The scary part is that the negligence is nothing new, but rather it’s been going on for decades, according to the federal audit that exposed the crisis recently. It was conducted by the Department of Energy (DOE) Inspector General and it tells a frightening tale of how vulnerable we really are as a nation. The NNSA is responsible for maintaining a safe, secure and effective nuclear deterrent through the application of science, technology, engineering and manufacturing processes.

To fulfill this mission the agency is tasked with continuously assessing and evaluating each of the country’s nuclear weapons systems to certify reliability and detect or anticipate potential problems that come as a result of aging. In other words, the NNSA is supposed to keep a close eye on the weapons. Part of the process is relying on information about how nuclear weapons were built to certify reliability. The crucial data is supposed to be controlled through a formal configuration management (CM) process.

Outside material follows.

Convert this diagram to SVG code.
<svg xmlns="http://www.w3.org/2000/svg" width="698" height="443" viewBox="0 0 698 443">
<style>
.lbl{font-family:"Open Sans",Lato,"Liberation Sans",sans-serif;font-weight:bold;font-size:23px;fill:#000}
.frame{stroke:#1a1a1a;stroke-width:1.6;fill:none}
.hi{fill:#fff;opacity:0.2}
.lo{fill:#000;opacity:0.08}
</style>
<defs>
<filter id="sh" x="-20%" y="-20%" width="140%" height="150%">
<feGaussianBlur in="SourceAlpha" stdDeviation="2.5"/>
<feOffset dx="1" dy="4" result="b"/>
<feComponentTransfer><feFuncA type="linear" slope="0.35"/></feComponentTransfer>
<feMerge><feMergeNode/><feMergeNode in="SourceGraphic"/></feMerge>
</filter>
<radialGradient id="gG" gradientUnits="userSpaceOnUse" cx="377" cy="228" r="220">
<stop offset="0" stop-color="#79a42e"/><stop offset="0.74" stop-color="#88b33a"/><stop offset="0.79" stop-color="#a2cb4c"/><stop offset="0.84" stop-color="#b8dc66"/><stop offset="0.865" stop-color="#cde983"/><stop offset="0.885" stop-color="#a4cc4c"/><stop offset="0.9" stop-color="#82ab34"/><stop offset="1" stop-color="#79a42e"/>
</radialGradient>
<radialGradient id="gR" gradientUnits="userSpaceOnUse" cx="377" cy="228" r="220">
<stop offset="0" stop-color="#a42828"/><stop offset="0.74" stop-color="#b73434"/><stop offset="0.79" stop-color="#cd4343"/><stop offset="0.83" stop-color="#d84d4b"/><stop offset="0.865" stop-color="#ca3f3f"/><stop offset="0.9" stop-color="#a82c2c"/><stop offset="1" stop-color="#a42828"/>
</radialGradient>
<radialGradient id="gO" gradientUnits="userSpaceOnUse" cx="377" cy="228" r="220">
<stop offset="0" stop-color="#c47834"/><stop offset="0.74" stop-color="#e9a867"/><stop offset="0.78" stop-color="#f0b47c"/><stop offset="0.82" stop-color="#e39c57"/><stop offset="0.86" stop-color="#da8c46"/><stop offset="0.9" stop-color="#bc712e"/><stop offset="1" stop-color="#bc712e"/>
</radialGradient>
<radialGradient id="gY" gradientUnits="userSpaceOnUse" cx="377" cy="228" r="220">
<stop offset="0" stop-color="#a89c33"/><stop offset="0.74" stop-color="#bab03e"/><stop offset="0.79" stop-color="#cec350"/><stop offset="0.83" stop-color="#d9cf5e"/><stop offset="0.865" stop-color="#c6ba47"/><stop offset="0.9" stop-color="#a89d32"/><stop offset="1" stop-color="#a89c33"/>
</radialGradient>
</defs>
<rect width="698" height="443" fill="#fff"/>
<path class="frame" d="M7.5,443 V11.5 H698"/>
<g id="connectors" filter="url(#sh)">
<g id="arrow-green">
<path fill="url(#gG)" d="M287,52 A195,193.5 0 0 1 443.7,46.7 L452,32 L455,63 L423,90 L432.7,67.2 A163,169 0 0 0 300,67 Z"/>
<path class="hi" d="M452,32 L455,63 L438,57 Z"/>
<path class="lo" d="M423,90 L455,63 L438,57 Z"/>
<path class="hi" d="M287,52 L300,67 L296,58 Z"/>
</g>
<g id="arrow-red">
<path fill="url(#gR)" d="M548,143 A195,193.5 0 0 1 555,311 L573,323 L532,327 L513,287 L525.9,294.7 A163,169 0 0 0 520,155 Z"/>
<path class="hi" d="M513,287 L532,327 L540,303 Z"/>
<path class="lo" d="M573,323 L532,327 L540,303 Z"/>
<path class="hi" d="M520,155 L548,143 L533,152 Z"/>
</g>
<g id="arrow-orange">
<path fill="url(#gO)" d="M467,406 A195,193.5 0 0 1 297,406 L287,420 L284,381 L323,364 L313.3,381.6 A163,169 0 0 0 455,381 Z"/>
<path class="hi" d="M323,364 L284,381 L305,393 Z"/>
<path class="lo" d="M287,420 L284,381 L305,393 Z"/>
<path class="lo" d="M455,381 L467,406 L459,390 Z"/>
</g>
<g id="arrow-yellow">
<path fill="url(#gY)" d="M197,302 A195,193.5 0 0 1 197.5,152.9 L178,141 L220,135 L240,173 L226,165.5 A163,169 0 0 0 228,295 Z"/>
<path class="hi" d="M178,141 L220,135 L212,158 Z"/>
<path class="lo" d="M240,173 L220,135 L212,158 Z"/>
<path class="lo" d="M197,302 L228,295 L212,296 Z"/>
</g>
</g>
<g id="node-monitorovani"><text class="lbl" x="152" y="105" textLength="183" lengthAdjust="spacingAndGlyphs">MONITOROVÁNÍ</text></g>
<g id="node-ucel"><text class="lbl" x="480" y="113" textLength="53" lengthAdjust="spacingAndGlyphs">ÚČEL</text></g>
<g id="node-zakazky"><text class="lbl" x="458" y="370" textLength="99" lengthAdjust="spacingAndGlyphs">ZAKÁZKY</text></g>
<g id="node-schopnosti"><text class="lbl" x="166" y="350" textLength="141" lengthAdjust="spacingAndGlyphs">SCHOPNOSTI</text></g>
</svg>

But it isn’t properly done and the inspector general confirms this has been going on for years while authorities stood by. “Problems occurred in the control of nuclear weapons [Configuration Management] because, over the decades of nuclear weapons development, neither NNSA nor its sites treated the maintenance of original nuclear weapons CM information as a priority,” the audit says. The operational problems are so severe that the reliability and safety of U.S. nuclear weapons has been negatively impacted, the report further states.

The crisis is especially bad at the premier nuclear weapons laboratories that are overseen by NNSA because the agency has taken “a management approach that was more reactive than pro-active” in the handling and maintenance of nuclear weapons and their components, according to the DOE watchdog. “Problems occurred in the control of nuclear weapons [Configuration Management] because, over the decades of nuclear weapons development, neither NNSA nor its sites treated the maintenance of original nuclear weapons CM information as a priority.”

Some of the examples listed in the report are downright alarming. For instance, the Los Alamos National Laboratory in New Mexico, long embroiled in major security breach scandals, granted unauthorized access in violation of DOE rules. This includes access to nuclear weapons drawings to entire organizations or functional groups. This is the sort of stuff that’s supposed to be top secret. The lab also used parts for a specific type of bomb that did not conform to design specifications and it failed to ensure that the problem was corrected.

At another New Mexico facility, Sandia National Laboratory, investigators found repeated instances of “ineffective management of classified nuclear weapons drawings, a situation that could lead to unauthorized changes to the drawings.” At the Pantex nuclear weapons assembly plant in Texas, officials couldn’t even find a chunk of the nuclear weapons that federal investigators picked from the stockpile for testing. This is just downright crazy! Who loses nuclear weapons inside a government facility that’s supposed to operate with maximum security?

Judicial Watch has documented the grave security issues at all of these facilities over the years, especially Los Alamos. In fact, JW represented a whistleblower that exposed a major 1999 breach involving a Chinese scientist named Wen Ho Lee who stole sensitive nuclear secrets from the lab. JW has also reported on the government’s perpetual failure to adequately guard the lab’s highly classified material over the years. This includes two Argentine scientists convicted just last summer of passing classified weapons data to a foreign government that’s hostile to the U.S.